# [Aim]
Begin at the first line of the data and copy each line through the one containing "solid_joinstyle='miter', solid_capstyle='butt')", that line included, with no pictures.

* * * *

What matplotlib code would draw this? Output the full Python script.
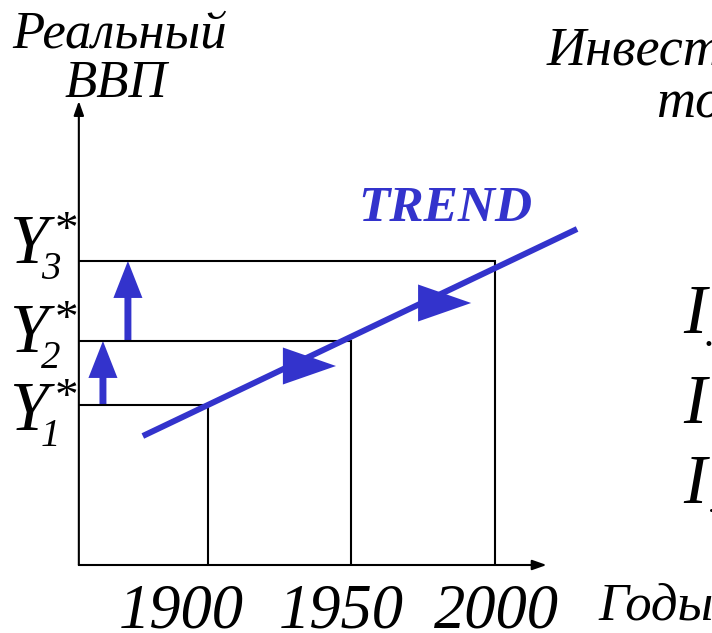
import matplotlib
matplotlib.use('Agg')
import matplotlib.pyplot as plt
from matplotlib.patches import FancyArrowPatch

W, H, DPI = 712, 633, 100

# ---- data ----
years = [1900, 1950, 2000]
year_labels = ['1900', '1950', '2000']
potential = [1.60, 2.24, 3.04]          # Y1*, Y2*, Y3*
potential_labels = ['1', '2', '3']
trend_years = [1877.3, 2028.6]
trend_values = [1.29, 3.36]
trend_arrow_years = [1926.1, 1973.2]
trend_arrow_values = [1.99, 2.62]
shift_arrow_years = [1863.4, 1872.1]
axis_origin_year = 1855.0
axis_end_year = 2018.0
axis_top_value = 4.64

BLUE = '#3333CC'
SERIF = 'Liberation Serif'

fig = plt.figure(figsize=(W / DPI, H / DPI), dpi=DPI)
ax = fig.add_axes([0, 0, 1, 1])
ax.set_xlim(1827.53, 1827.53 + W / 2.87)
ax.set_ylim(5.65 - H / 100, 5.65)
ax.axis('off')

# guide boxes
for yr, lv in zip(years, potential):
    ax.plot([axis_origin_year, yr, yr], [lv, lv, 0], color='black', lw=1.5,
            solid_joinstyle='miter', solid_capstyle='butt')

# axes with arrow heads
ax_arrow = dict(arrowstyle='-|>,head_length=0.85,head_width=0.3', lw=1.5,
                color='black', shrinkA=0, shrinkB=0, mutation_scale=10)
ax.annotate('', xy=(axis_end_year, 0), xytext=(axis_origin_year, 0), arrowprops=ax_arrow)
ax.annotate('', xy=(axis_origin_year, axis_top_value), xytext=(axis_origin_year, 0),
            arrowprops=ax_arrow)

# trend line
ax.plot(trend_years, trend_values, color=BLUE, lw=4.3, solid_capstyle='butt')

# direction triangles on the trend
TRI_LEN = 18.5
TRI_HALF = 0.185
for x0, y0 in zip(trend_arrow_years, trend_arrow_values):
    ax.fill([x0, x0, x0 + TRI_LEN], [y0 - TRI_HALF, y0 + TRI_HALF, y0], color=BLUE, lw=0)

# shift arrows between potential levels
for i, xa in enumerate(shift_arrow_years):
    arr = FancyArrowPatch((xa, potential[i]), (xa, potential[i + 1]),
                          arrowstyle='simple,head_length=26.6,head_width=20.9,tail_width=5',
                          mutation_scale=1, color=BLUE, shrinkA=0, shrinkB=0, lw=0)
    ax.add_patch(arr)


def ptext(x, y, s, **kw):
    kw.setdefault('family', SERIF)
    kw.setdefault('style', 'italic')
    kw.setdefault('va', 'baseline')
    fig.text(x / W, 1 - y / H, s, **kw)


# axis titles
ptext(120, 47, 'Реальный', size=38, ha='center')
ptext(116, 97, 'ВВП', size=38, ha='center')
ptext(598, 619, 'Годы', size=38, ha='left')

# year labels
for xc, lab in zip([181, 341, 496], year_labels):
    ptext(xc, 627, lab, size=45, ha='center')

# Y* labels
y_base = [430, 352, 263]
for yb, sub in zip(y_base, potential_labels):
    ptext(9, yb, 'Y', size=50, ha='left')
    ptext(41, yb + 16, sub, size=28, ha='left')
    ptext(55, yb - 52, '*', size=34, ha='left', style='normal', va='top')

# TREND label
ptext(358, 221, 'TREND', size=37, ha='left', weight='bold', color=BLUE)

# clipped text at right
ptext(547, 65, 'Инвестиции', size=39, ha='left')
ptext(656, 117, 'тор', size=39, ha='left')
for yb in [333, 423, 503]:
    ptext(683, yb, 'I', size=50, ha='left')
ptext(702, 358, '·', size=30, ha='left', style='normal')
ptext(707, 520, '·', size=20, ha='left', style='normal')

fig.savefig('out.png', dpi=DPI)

* * * *

# [Response for this exercise]
What matplotlib code would draw this? Output the full Python script.
import matplotlib
matplotlib.use('Agg')
import matplotlib.pyplot as plt
from matplotlib.patches import FancyArrowPatch

W, H, DPI = 712, 633, 100

# ---- data ----
years = [1900, 1950, 2000]
year_labels = ['1900', '1950', '2000']
potential = [1.60, 2.24, 3.04]          # Y1*, Y2*, Y3*
potential_labels = ['1', '2', '3']
trend_years = [1877.3, 2028.6]
trend_values = [1.29, 3.36]
trend_arrow_years = [1926.1, 1973.2]
trend_arrow_values = [1.99, 2.62]
shift_arrow_years = [1863.4, 1872.1]
axis_origin_year = 1855.0
axis_end_year = 2018.0
axis_top_value = 4.64

BLUE = '#3333CC'
SERIF = 'Liberation Serif'

fig = plt.figure(figsize=(W / DPI, H / DPI), dpi=DPI)
ax = fig.add_axes([0, 0, 1, 1])
ax.set_xlim(1827.53, 1827.53 + W / 2.87)
ax.set_ylim(5.65 - H / 100, 5.65)
ax.axis('off')

# guide boxes
for yr, lv in zip(years, potential):
    ax.plot([axis_origin_year, yr, yr], [lv, lv, 0], color='black', lw=1.5,
            solid_joinstyle='miter', solid_capstyle='butt')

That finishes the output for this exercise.